Good morning! I hope this day finds you and your family well, and I want you to know that you are in my prayers daily during this difficult time.
I invite you to take a few moments with me to reflect on today’s Upper Room Devotional below — as well as on the theology woven into “It is well with my soul.”
Special thanks to Peggy Graff and her guests for providing this uplifting and inspiring addition to us in her Hymn-a-Day May series. I pray that these paired daily selections will uplift your spirits and feed your soul as much as it does mine.
Acts 26:12-18 New Revised Standard Version (NRSV)
Paul Tells of His Conversion
12 “With this in mind, I was traveling to Damascus with the authority and commission of the chief priests, 13 when at midday along the road, your Excellency,[a] I saw a light from heaven, brighter than the sun, shining around me and my companions. 14 When we had all fallen to the ground, I heard a voice saying to me in the Hebrew[b] language, ‘Saul, Saul, why are you persecuting me?
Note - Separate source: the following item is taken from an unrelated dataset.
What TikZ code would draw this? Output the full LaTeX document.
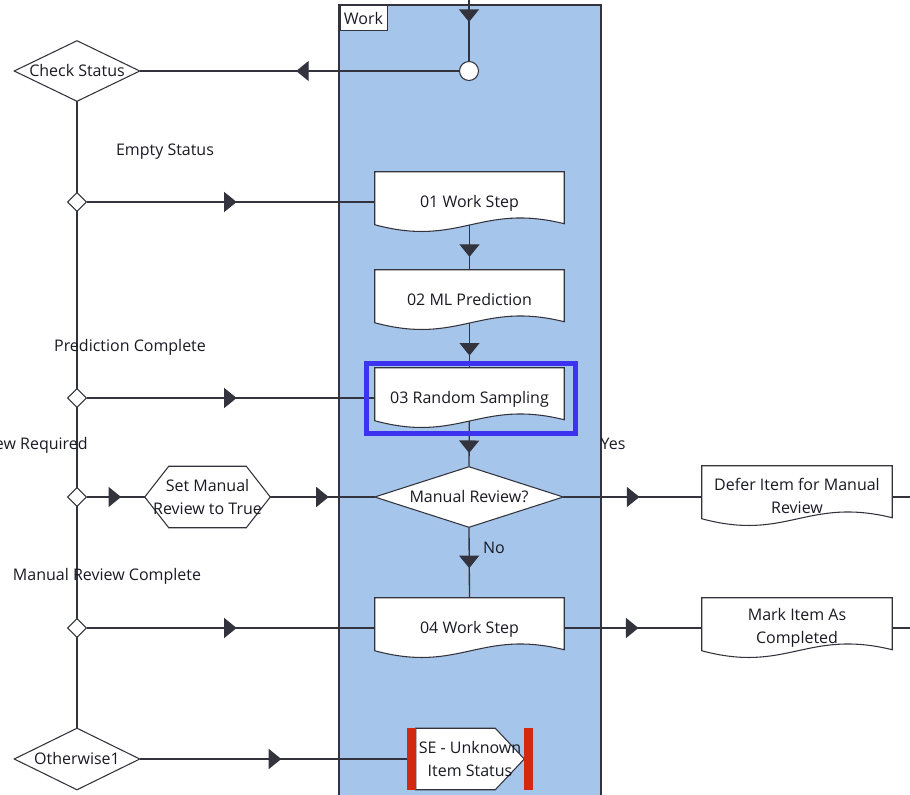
\documentclass[tikz,border=0pt]{standalone}
\usepackage{fontspec}
\setmainfont{Open Sans}
\usetikzlibrary{arrows.meta,decorations.markings,calc,shapes.geometric}
\definecolor{lanefill}{HTML}{A5C6EA}
\definecolor{ln}{HTML}{33333D}
\definecolor{txt}{HTML}{1A1A24}
\definecolor{hl}{HTML}{3C32F0}
\definecolor{sered}{HTML}{D22A10}
\pgfdeclarelayer{back}
\pgfdeclarelayer{mid}
\pgfsetlayers{back,mid,main}
\tikzset{
  conn/.style={draw=ln, line width=1pt},
  midarrow/.style={postaction={decorate}, decoration={markings, mark=at position #1 with {\arrow{Triangle[width=15pt,length=9.4pt]}}}},
  shp/.style={draw=ln, fill=white, line width=0.8pt},
  txtnode/.style={text=txt, font=\fontsize{12}{17.25}\selectfont, align=center, inner sep=0pt},
  oneline/.style={text height=9.5pt, text depth=1.5pt},
  lbl/.style={text=txt, font=\fontsize{12}{17.25}\selectfont, inner sep=0pt, oneline},
  docbox/.style={txtnode, rectangle, minimum width=141.75pt, minimum height=45pt},
  widebox/.style={txtnode, rectangle, minimum width=142.5pt, minimum height=45pt},
  dbox/.style={txtnode, rectangle, minimum width=93.75pt, minimum height=45pt},
  mrbox/.style={txtnode, rectangle, minimum width=141pt, minimum height=45pt},
  smalld/.style={diamond, shp, minimum size=14.25pt, inner sep=0pt},
}
\newcommand\docoutline[1]{\filldraw[shp] (#1.north west) -- (#1.north east) -- ($(#1.north east)+(0,52)$) .. controls ($(#1.north west)+(105,31)$) and ($(#1.north west)+(85,76)$) .. ($(#1.north west)+(0,53)$) -- cycle;}
\newcommand\diaoutline[1]{\filldraw[shp] (#1.west) -- (#1.north) -- (#1.east) -- (#1.south) -- cycle;}
\begin{document}
\begin{tikzpicture}[x=0.75pt,y=-0.75pt]
\useasboundingbox (0,0) rectangle (910,795);
% nodes
\coordinate (top) at (469,-2);
\node[circle, shp, minimum size=14.25pt, inner sep=0pt] (c) at (469,71) {};
\node[dbox, oneline] (cs) at (77,71) {Check Status};
\node[smalld] (d1) at (77,202) {};
\node[smalld] (d2) at (77,398) {};
\node[smalld] (d3) at (77,497) {};
\node[smalld] (d4) at (77,628) {};
\node[txtnode, oneline, rectangle, minimum width=93.75pt, minimum height=45.75pt] (ow) at (77,759) {Otherwise1};
\node[docbox, oneline] (ws1) at (469.5,202) {01 Work Step};
\node[docbox, oneline] (ws2) at (469.5,300) {02 ML Prediction};
\node[docbox, oneline] (ws3) at (469.5,398) {03 Random Sampling};
\node[mrbox, oneline] (mr) at (469,497) {Manual Review?};
\node[docbox, oneline] (ws4) at (469.5,628) {04 Work Step};
\node[txtnode, rectangle, minimum width=93.75pt, minimum height=45.75pt] (smt) at (207.5,497) {Set Manual\\Review to True};
\node[widebox] (defer) at (797,496) {Defer Item for Manual\\Review};
\node[widebox] (mark) at (797,628) {Mark Item As\\Completed};
\node[txtnode, rectangle, minimum width=94.5pt, minimum height=45.75pt] (se) at (470,759) {SE - Unknown\\Item Status};
\coordinate (rt1) at (912,497);
\coordinate (rt2) at (912,628);
% labels
\node[lbl] (l1) at (165,150) {Empty Status};
\node[lbl] (l2) at (130,346) {Prediction Complete};
\node[lbl, anchor=east] (l3) at (88,444) {Manual Review Required};
\node[lbl] (l4) at (107,575) {Manual Review Complete};
\node[lbl] (l5) at (613,444) {Yes};
\node[lbl] (l6) at (494,548) {No};
% lane and connectors
\begin{pgfonlayer}{back}
  \filldraw[fill=lanefill, draw=ln, line width=0.8pt] (339,5) rectangle (601,800);
  \draw[conn, midarrow=0.38] (top) -- (c.north);
  \draw[conn, midarrow=0.51] (c.west) -- (cs.east);
  \draw[conn] (cs.south) -- (ow.north);
  \draw[conn, midarrow=0.52] (d1.east) -- (ws1.west);
  \draw[conn, midarrow=0.81] (ws1.center) -- (ws2.north);
  \draw[conn, midarrow=0.82] (ws2.center) -- (ws3.north);
  \draw[conn, midarrow=0.52] (d2.east) -- (ws3.west);
  \draw[conn, midarrow=0.80] (ws3.center) -- (mr.north);
  \draw[conn, midarrow=0.59] (d3.east) -- (smt.west);
  \draw[conn, midarrow=0.56] (smt.east) -- (mr.west);
  \draw[conn, midarrow=0.55] (mr.east) -- (defer.west |- mr.east);
  \draw[conn] (defer.east |- rt1) -- (rt1);
  \draw[conn, midarrow=0.58] (mr.south) -- (ws4.north);
  \draw[conn, midarrow=0.52] (d4.east) -- (ws4.west);
  \draw[conn, midarrow=0.54] (ws4.east) -- (mark.west);
  \draw[conn] (mark.east) -- (rt2);
  \draw[conn, midarrow=0.53] (ow.east) -- (se.west);
\end{pgfonlayer}
% shapes
\begin{pgfonlayer}{mid}
  \diaoutline{cs}
  \diaoutline{mr}
  \diaoutline{ow}
  \docoutline{ws1}
  \docoutline{ws2}
  \docoutline{ws3}
  \docoutline{ws4}
  \docoutline{defer}
  \docoutline{mark}
  \filldraw[shp] (smt.west) -- ($(smt.north west)+(24,0)$) -- ($(smt.north east)+(-24,0)$) -- (smt.east) -- ($(smt.south east)+(-24,0)$) -- ($(smt.south west)+(24,0)$) -- cycle;
  \filldraw[shp] ($(se.north west)+(9,0)$) -- ($(se.north east)+(-38,0)$) -- ($(se.east)+(-9,0)$) -- ($(se.south east)+(-38,0)$) -- ($(se.south west)+(9,0)$) -- cycle;
\end{pgfonlayer}
% red bars of the SE shape
\fill[sered] (se.north west) rectangle ($(se.south west)+(9,0)$);
\fill[sered] ($(se.north east)+(-9,0)$) rectangle (se.south east);
% highlight
\draw[hl, line width=3.75pt] ($(ws3.north west)+(-8.5,-4.5)$) rectangle ($(ws3.south east)+(11,5)$);
% lane title
\node[draw=ln, fill=white, line width=0.8pt, anchor=north west, minimum width=35.25pt, minimum height=18.75pt, inner sep=0pt, text=txt, font=\fontsize{12}{14}\selectfont] (work) at (339.5,5) {Work};
\end{tikzpicture}
\end{document}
It hurts you to kick against the goads.’ 15 I asked, ‘Who are you, Lord?’ The Lord answered, ‘I am Jesus whom you are persecuting. 16 But get up and stand on your feet; for I have appeared to you for this purpose, to appoint you to serve and testify to the things in which you have seen me[c] and to those in which I will appear to you. 17 I will rescue you from your people and from the Gentiles—to whom I am sending you 18 to open their eyes so that they may turn from darkness to light and from the power of Satan to God, so that they may receive forgiveness of sins and a place among those who are sanctified by faith in me.’
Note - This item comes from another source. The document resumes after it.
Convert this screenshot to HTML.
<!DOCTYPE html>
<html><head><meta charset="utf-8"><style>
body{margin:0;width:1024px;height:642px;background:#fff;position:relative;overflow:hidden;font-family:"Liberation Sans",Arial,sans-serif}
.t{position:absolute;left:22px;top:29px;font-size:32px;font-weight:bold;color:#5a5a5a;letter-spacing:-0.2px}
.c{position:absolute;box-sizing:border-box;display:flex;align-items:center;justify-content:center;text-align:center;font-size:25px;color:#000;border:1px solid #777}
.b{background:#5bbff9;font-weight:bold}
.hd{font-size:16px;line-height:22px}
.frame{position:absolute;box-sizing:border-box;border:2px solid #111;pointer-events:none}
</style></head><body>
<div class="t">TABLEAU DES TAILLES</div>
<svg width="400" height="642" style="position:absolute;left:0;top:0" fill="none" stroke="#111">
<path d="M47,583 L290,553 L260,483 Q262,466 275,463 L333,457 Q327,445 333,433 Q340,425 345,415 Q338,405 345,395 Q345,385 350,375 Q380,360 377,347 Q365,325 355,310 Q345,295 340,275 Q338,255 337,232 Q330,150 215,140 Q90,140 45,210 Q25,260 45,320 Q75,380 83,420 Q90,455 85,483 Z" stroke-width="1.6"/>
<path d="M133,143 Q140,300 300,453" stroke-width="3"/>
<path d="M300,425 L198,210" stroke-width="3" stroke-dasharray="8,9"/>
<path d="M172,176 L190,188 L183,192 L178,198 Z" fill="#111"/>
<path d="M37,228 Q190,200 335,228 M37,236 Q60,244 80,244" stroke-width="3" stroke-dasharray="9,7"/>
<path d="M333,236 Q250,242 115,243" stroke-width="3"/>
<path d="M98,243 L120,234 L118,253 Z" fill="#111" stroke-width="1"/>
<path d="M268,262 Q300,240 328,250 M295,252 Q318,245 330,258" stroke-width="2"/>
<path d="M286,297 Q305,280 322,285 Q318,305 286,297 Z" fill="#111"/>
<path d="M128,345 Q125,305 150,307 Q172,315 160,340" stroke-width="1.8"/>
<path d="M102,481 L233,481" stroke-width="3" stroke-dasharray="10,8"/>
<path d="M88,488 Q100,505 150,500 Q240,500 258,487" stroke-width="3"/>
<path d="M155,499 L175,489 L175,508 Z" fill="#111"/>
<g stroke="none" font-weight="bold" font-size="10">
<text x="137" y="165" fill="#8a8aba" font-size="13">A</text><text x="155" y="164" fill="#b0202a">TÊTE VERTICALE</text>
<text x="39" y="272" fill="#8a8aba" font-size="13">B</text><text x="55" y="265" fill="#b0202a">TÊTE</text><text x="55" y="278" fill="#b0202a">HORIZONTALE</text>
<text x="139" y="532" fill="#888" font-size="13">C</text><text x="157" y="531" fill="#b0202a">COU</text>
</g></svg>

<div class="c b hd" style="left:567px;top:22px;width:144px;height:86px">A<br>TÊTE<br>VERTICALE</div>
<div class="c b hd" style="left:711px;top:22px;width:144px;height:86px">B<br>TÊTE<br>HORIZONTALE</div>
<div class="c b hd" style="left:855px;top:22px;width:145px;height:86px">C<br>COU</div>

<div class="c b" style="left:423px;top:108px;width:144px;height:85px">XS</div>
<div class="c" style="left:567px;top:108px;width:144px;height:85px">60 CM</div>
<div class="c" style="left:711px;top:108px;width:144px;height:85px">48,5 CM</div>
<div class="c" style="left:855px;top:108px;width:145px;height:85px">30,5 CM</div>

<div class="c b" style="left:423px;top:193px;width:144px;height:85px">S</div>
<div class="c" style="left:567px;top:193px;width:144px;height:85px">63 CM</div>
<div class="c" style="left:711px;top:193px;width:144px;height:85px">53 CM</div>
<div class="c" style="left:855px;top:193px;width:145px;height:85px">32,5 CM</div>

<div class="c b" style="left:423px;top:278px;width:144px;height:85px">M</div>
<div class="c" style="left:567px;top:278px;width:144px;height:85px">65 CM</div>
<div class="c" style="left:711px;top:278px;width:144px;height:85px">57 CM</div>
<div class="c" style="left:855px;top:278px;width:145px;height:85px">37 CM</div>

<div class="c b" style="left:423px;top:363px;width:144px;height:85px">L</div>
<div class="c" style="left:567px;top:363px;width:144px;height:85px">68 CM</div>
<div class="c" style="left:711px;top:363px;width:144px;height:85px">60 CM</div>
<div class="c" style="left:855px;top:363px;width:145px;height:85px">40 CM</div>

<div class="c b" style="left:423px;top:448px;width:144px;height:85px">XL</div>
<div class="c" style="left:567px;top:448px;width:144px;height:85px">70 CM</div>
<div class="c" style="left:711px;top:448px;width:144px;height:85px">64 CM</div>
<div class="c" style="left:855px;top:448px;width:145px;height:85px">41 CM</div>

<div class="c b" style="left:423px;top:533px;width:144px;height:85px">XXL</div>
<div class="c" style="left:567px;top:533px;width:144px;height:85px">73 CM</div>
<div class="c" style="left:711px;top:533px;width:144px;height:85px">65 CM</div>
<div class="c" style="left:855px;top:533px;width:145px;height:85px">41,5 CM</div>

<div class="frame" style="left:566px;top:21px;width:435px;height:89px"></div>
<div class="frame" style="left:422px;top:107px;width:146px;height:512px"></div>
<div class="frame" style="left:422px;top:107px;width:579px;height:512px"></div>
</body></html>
Acts 26:12-18 is one of the accounts of Paul’s dramatic conversion experience on the road to Damascus. He went from being a persecutor of the Church to a passionate missionary proclaiming the Good News of Jesus Christ to anyone who would listen. Sometimes we assume that people can’t change, don’t we? We even have expressions for that belief, like “A leopard can’t change its spots.” (That actually comes from the Bible, Jeremiah 13:23)
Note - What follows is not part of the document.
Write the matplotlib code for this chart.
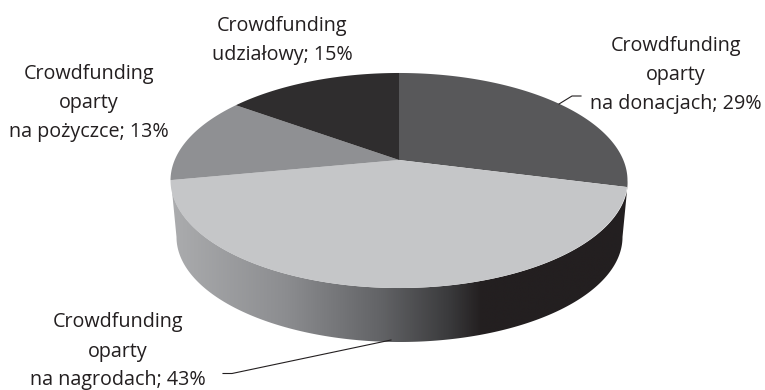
import numpy as np
import matplotlib
matplotlib.use("Agg")
import matplotlib.pyplot as plt
from matplotlib.colors import LinearSegmentedColormap
from matplotlib.patches import Polygon
from matplotlib.path import Path
from matplotlib.transforms import Transform

# --- data ---
categories = ["donacje", "nagrody", "pozyczki", "udzialy"]
shares = [29, 43, 13, 15]
label_texts = [
    "Crowdfunding\noparty\nna donacjach; 29%",
    "Crowdfunding\noparty\nna nagrodach; 43%",
    "Crowdfunding\noparty\nna pożyczce; 13%",
    "Crowdfunding\nudziałowy; 15%",
]
slice_colors = ["#58585a", "#c5c6c8", "#8f9093", "#2f2d2e"]

plt.rcParams["font.family"] = ["Open Sans", "DejaVu Sans"]
W, H = 765, 390
CX, CY, K = 399.0, 160.0, 224.3
PERSP_A, PERSP_C = -73.1, 0.1907
FS = 14.2


def project(xy):
    """Perspective view of the unit disc, in image pixels."""
    xy = np.asarray(xy, float)
    d = 1 + PERSP_C * xy[:, 1]
    return np.column_stack((CX + K * xy[:, 0] / d, (PERSP_A * xy[:, 1] + CY) / d))


class Perspective(Transform):
    input_dims = output_dims = 2
    is_affine = False
    has_inverse = False

    def transform_non_affine(self, values):
        return project(values)

    def transform_path_non_affine(self, path):
        scaled = Path(path.vertices * 2000, path.codes)
        pts = np.vstack(scaled.to_polygons(closed_only=True)) / 2000
        return Path(project(pts))


fig = plt.figure(figsize=(W / 100, H / 100), dpi=100)
ax = fig.add_axes([0, 0, 1, 1])

# side wall: outline between the rim's front arc and the base's front arc
t = np.linspace(0, np.pi, 300)
rim = np.column_stack((399.5 - 228.5 * np.cos(t), 180.5 + 107.5 * np.sin(t)))
base = np.column_stack((399.5 + 223 * np.cos(t), 237 + 105 * np.sin(t)))
wall = Polygon(np.vstack((rim, base)), closed=True, transform=ax.transData,
               facecolor="none", edgecolor="none")
ax.add_patch(wall)
stops = [(0.0, "#abacae"), (0.25, "#8c8d90"), (0.46, "#626366"),
         (0.61, "#3a3a3c"), (0.68, "#231f20"), (1.0, "#231f20")]
cmap = LinearSegmentedColormap.from_list("wall", stops)
img = ax.imshow(np.linspace(0, 1, 512)[None, :], cmap=cmap, aspect="auto",
                extent=(171, 628, 345, 170), zorder=1, interpolation="bilinear")
img.set_clip_path(wall)

# top face
wedges, _ = ax.pie(shares, colors=slice_colors, startangle=90, counterclock=False,
                   wedgeprops={"linewidth": 0, "zorder": 2})
for w in wedges:
    w.set_transform(Perspective() + ax.transData)
    w.set_clip_on(False)

ax.set_aspect("auto")
ax.set_xlim(0, W)
ax.set_ylim(H, 0)
ax.axis("off")

# labels
label_pos = [(676, 75), (118, 351.5), (89, 103), (282, 40.5)]
for txt, (x, y) in zip(label_texts, label_pos):
    ax.text(x, y, txt, ha="center", va="center", fontsize=FS, color="#231f20",
            linespacing=1.6, zorder=4)

# leader lines
ax.plot([559, 572, 581], [104, 96, 96], color="#231f20", lw=0.8, zorder=3)
ax.plot([391, 232, 223], [340, 373.5, 373.5], color="#231f20", lw=0.8, zorder=3)

fig.savefig("out.png", dpi=100)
Is that true? Thank goodness it is not! By God’s grace, change is possible. It happens all the time and very often that change comes about by some kind of encounter with God. It very often happens when someone takes seriously the message of Jesus and begins to love and live and Jesus called us to do. It often happens when someone experiences the powerful, transforming message of grace that is at the heart of the Good News.
Thank you for sharing this early moment of your day with me, with God, and with the words and music that I hope you will carry with you throughout the coming day and night.
I am so grateful for you, for our church, and for the Love that will see us all through this very difficult time. Please stay safe and well and we’ll be together again in spirit tomorrow morning!